First, much of East Asia has extremely demanding placement tests for elite high schools (and sometimes lower schools). You might reasonably say that we're only taking students from good high schools around the world, but that's a comment about school quality, not students. As people often point out, Harvard dropouts are almost as successful as Harvard grads - merely getting in represents a powerful filter. So it's plausible that we're taking rich/educated elites worldwide, but in East Asia we've got a talent/skill filter comparable to college admissions being applied in advance.

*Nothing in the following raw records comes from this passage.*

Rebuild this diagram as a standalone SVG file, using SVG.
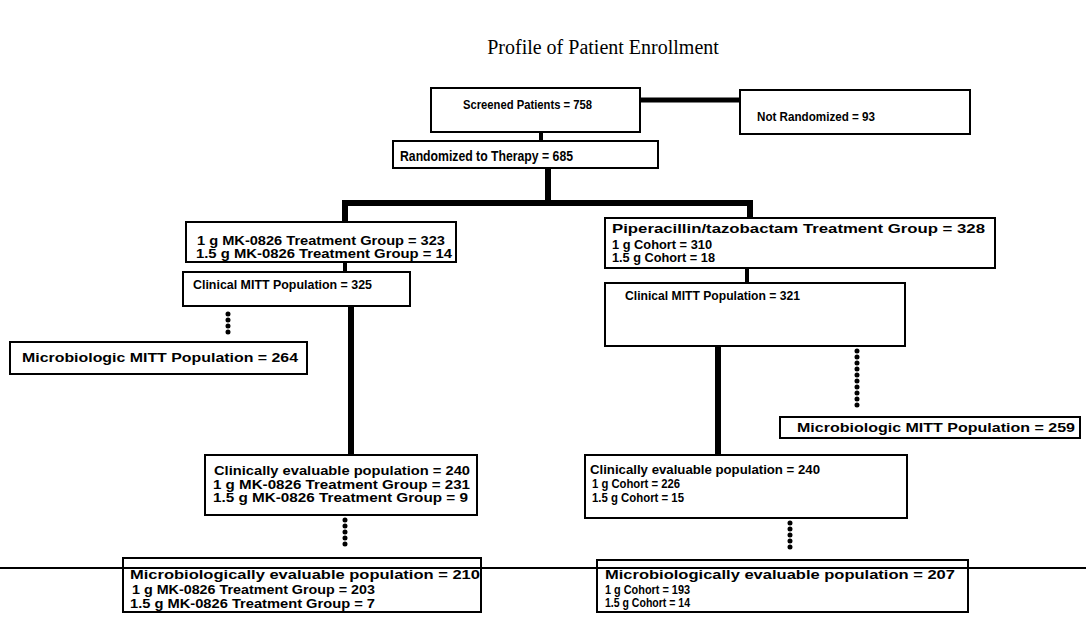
<svg xmlns="http://www.w3.org/2000/svg" width="1086" height="641" viewBox="0 0 1086 641">
<style>
.box{fill:#fff;stroke:#000;stroke-width:2}
.t{font-family:"Liberation Sans",Arial,sans-serif;font-size:13px;font-weight:bold;fill:#000}
.title{font-family:"Liberation Serif","Times New Roman",serif;font-size:20px;fill:#000}
.thick{stroke:#000;stroke-width:5;fill:none}
.dots{stroke:#000;stroke-width:5;stroke-linecap:round;stroke-dasharray:0 6;fill:none}
</style>
<rect width="1086" height="641" fill="#fff"/>
<text class="title" x="603" y="54" text-anchor="middle">Profile of Patient Enrollment</text>
<g id="connectors">
<line class="thick" x1="640" y1="100" x2="740" y2="100"/>
<line class="thick" x1="541" y1="132" x2="541" y2="141" style="stroke-width:4"/>
<polyline class="thick" points="548,168 548,203" style="stroke-width:6"/>
<polyline class="thick" points="345,222 345,203 750,203 750,218" style="stroke-width:6"/>
<line class="thick" x1="345" y1="262" x2="345" y2="272" style="stroke-width:4"/>
<line class="thick" x1="747" y1="268" x2="747" y2="283" style="stroke-width:4"/>
<line class="dots" x1="228" y1="314" x2="228" y2="338"/>
<line class="thick" x1="351" y1="306" x2="351" y2="455" style="stroke-width:6"/>
<line class="dots" x1="857" y1="351" x2="857" y2="411"/>
<line class="thick" x1="718" y1="346" x2="718" y2="455" style="stroke-width:6"/>
<line class="dots" x1="345" y1="520" x2="345" y2="550"/>
<line class="dots" x1="790" y1="523" x2="790" y2="553"/>
</g>
<g id="screened"><rect class="box" x="431" y="88" width="209" height="44"/><text class="t" x="463" y="109" textLength="129" lengthAdjust="spacingAndGlyphs">Screened Patients = 758</text></g>
<g id="notRandomized"><rect class="box" x="740" y="90" width="230" height="44"/><text class="t" x="757" y="121" textLength="118" lengthAdjust="spacingAndGlyphs">Not Randomized = 93</text></g>
<g id="randomized"><rect class="box" x="393" y="141" width="265" height="27"/><text class="t" x="400" y="161" style="font-size:15px" textLength="173" lengthAdjust="spacingAndGlyphs">Randomized to Therapy = 685</text></g>
<g id="leftTreatment"><rect class="box" x="186" y="222" width="270" height="40"/>
<text class="t" x="197" y="245" textLength="248" lengthAdjust="spacingAndGlyphs">1 g MK-0826 Treatment Group = 323</text>
<text class="t" x="196" y="258" textLength="256" lengthAdjust="spacingAndGlyphs">1.5 g MK-0826 Treatment Group = 14</text></g>
<g id="rightTreatment"><rect class="box" x="605" y="218" width="390" height="50"/>
<text class="t" x="612" y="233" textLength="373" lengthAdjust="spacingAndGlyphs">Piperacillin/tazobactam Treatment Group = 328</text>
<text class="t" x="612" y="249" textLength="100" lengthAdjust="spacingAndGlyphs">1 g Cohort = 310</text>
<text class="t" x="612" y="262" textLength="103" lengthAdjust="spacingAndGlyphs">1.5 g Cohort = 18</text></g>
<g id="leftClinicalMITT"><rect class="box" x="183" y="272" width="227" height="34"/><text class="t" x="193" y="289" textLength="179" lengthAdjust="spacingAndGlyphs">Clinical MITT Population = 325</text></g>
<g id="rightClinicalMITT"><rect class="box" x="605" y="283" width="300" height="63"/><text class="t" x="625" y="300" textLength="175" lengthAdjust="spacingAndGlyphs">Clinical MITT Population = 321</text></g>
<g id="leftMicroMITT"><rect class="box" x="10" y="342" width="297" height="32"/><text class="t" x="22" y="362" textLength="276" lengthAdjust="spacingAndGlyphs">Microbiologic MITT Population = 264</text></g>
<g id="rightMicroMITT"><rect class="box" x="780" y="417" width="300" height="21"/><text class="t" x="797" y="432" textLength="278" lengthAdjust="spacingAndGlyphs">Microbiologic MITT Population = 259</text></g>
<g id="leftEvaluable"><rect class="box" x="205" y="455" width="272" height="60"/>
<text class="t" x="214" y="475" textLength="256" lengthAdjust="spacingAndGlyphs">Clinically evaluable population = 240</text>
<text class="t" x="213" y="489" textLength="257" lengthAdjust="spacingAndGlyphs">1 g MK-0826 Treatment Group = 231</text>
<text class="t" x="213" y="502" textLength="255" lengthAdjust="spacingAndGlyphs">1.5 g MK-0826 Treatment Group = 9</text></g>
<g id="rightEvaluable"><rect class="box" x="585" y="455" width="322" height="63"/>
<text class="t" x="590" y="474" textLength="230" lengthAdjust="spacingAndGlyphs">Clinically evaluable population = 240</text>
<text class="t" x="592" y="488" textLength="88" lengthAdjust="spacingAndGlyphs">1 g Cohort = 226</text>
<text class="t" x="592" y="502" textLength="92" lengthAdjust="spacingAndGlyphs">1.5 g Cohort = 15</text></g>
<g id="leftMicroEvaluable"><rect class="box" x="123" y="558" width="358" height="54"/>
<text class="t" x="130" y="579" textLength="350" lengthAdjust="spacingAndGlyphs">Microbiologically evaluable population = 210</text>
<text class="t" x="132" y="594" textLength="243" lengthAdjust="spacingAndGlyphs">1 g MK-0826 Treatment Group = 203</text>
<text class="t" x="130" y="608" textLength="245" lengthAdjust="spacingAndGlyphs">1.5 g MK-0826 Treatment Group = 7</text></g>
<g id="rightMicroEvaluable"><rect class="box" x="597" y="560" width="371" height="52"/>
<text class="t" x="605" y="579" textLength="350" lengthAdjust="spacingAndGlyphs">Microbiologically evaluable population = 207</text>
<text class="t" x="605" y="594" textLength="85" lengthAdjust="spacingAndGlyphs">1 g Cohort = 193</text>
<text class="t" x="605" y="607" textLength="85" lengthAdjust="spacingAndGlyphs">1.5 g Cohort = 14</text></g>
<line x1="0" y1="568" x2="1086" y2="568" stroke="#000" stroke-width="2"/>
</svg>
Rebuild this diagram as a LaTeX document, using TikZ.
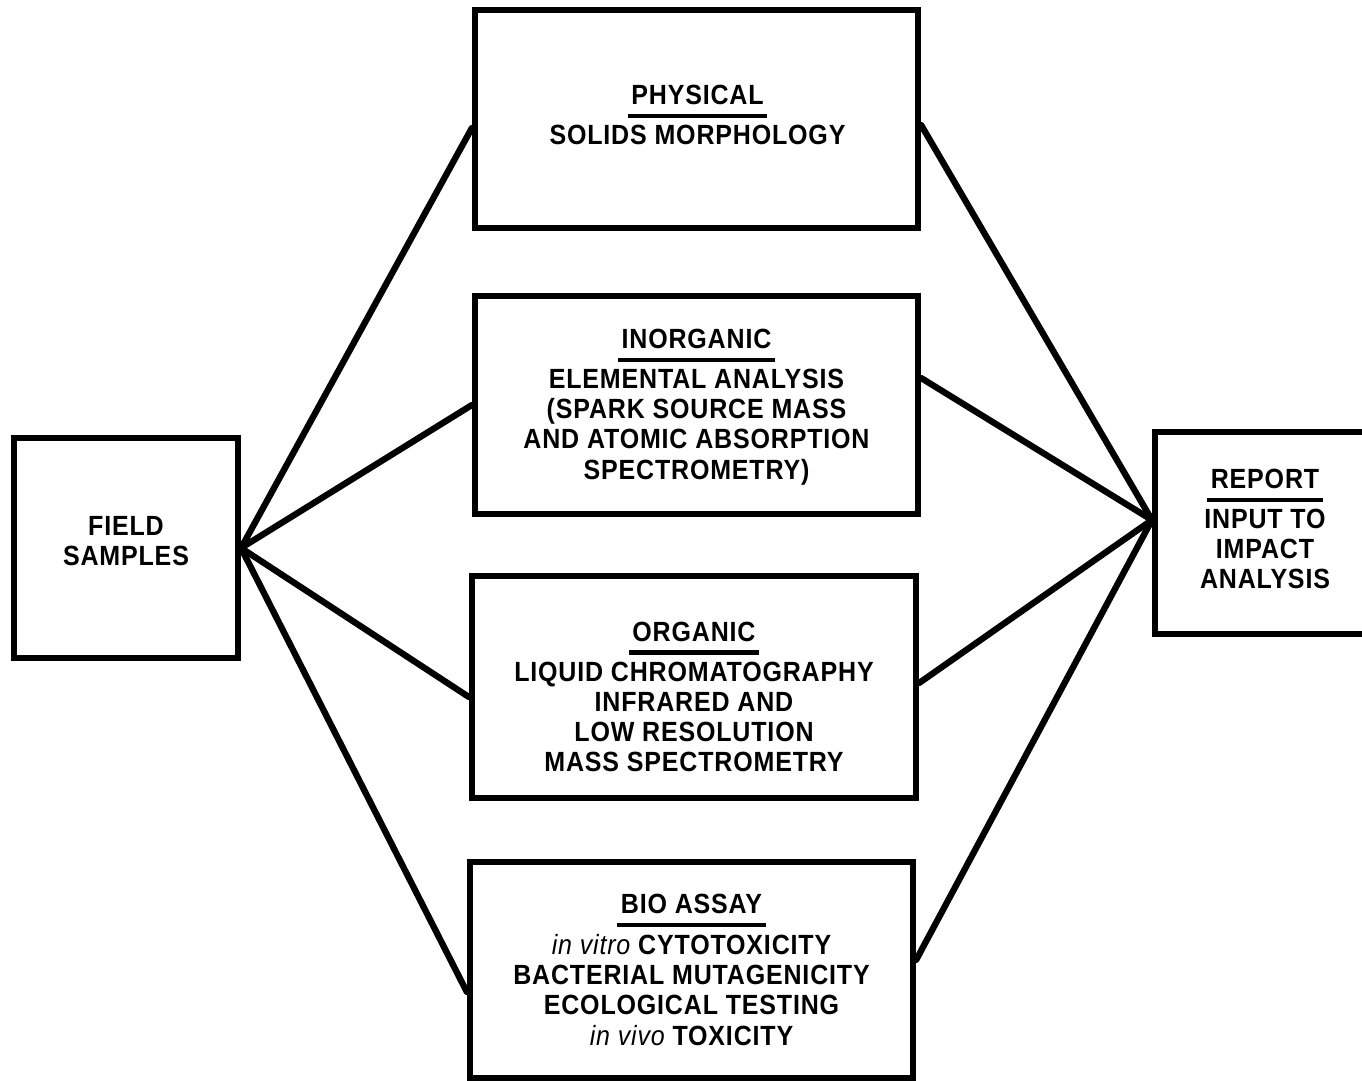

Second, your point: there's a non-trivial penalty for being a Chinese applicant to a US college, and it's not particularly obvious what impact that has. I suppose it could be that the harsher requirements for acceptance are driving the difference, and we don't have any real evidence on how responsive outcomes are to changing that restriction. (Is there a good breakdown of outcomes for a given group by visa type? That might show whether nation-specific admission rules on some visa types are changing outcomes.)

(The third thought, of course, is "it's a huge multifactorial mess and there's probably not enough data to trust any conclusion we come to".)



First: Great, so their culture is what is causing them to outperform us in virtually every positive metric. That certainly doesn't make me want to be less welcoming to them.

Second: The non-trivial penalty came AFTER Chinese people became over-represented.

It's not as complicated as you're trying to make it out to be. Something is causing East Asians to outperform us in basically every positive trait. They have higher IQs, higher incomes, lower criminality rates, lower poverty rates, etc. And these stats hold true even generations after immigration. Maybe it feels complicated because you're concerned about the root cause analysis. I'm not. They're doing great, we should want great people here.


I wasn't the same person you were replying to upthread, and I'm certainly not arguing against offering more visas. I just thought your "given that we're taking elites, what's different?" question was interesting, and wanted to raise a possible answer.

(I agree that if the penalty came after better outcomes, it's not a relevant factor. I wasn't familiar enough with which restrictions were in place when to say.)

But yes: the complicated part is root causes, and that's not relevant to whether we should expand our visa/citizenship program; we certainly should. If someone in the thread disagrees with you there, it's not me.


It's almost certainly IQ. IQ also correlates to all those other positive traits. East Asians have higher average IQs than most other people, particularly spacial reasoning and math which explains their over-representation in engineering. Conversely Ashkenazi Jews have higher than average verbal IQs which explains why they appear over represented in media. But that doesn't get us very far because it just gets us back to East Asians outperforming us on IQ tests created by mostly white people and is supposedly culturally biased to have white people outperform. There's something definitely going on here. Maybe it's genetics, maybe it's diet, maybe it's culture. Possibly a combination. It's not really helpful to try to have a discussion on IQ, so I just focus on the positive traits that are derived from IQ. It tends to trigger people less and raw IQ isn't actually important to me compared to things like criminality and economic output.